State bank of India (SBI), India’s largest lender, has increased its base rate and its benchmark prime lending rate (BPLR) by 75 basis points (bps) each, following the recent policy rate increases by the Reserve Bank of India (RBI).
The bank’s base rate, or the minimum lending rate, will be 9.25 per cent, while the BPLR will be 14 per cent from May 12. This is the steepest rate rise by a commercial bank since the last policy announcement. This is also the second rate increase by the state-run lender in a month. On April 25, the bank had raised its lending rates by 25 bps. According to RBI guidelines, banks can revise their base rates at least once every quarter.
“The increase in lending rates is in line with the policy rate rise by RBI earlier this month, which was aimed at curbing inflation,” said Managing Director and Chief Financial Officer Diwakar Gupta.
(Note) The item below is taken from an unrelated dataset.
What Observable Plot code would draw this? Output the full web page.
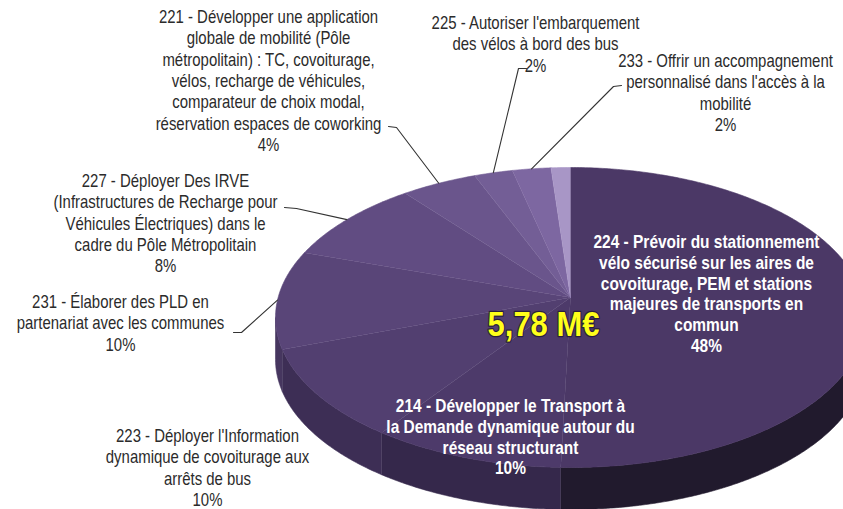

He also said the bank did not expect a further increase in deposit rates after the latest rise.
Currently, the bank offers home loans at 100 bps above the base rate and car loans at 225 bps above the base rate. With this rate rise, the bank would now charge interest on home loans at 10.25 per cent and car loans at 11.50 per cent.
RBI had raised policy rates by 50 basis points in its annual monetary and credit policy announcement on May 3. The mid-quarter review is slated for June 16. After the rate increases by RBI, most banks had raised their lending rates. The base rates of a few banks have even touched double digits.
SBI Chairman Pratip Chaudhuri had earlier said SBI may revise both lending rates and deposit rates to aid the transmission of policy actions.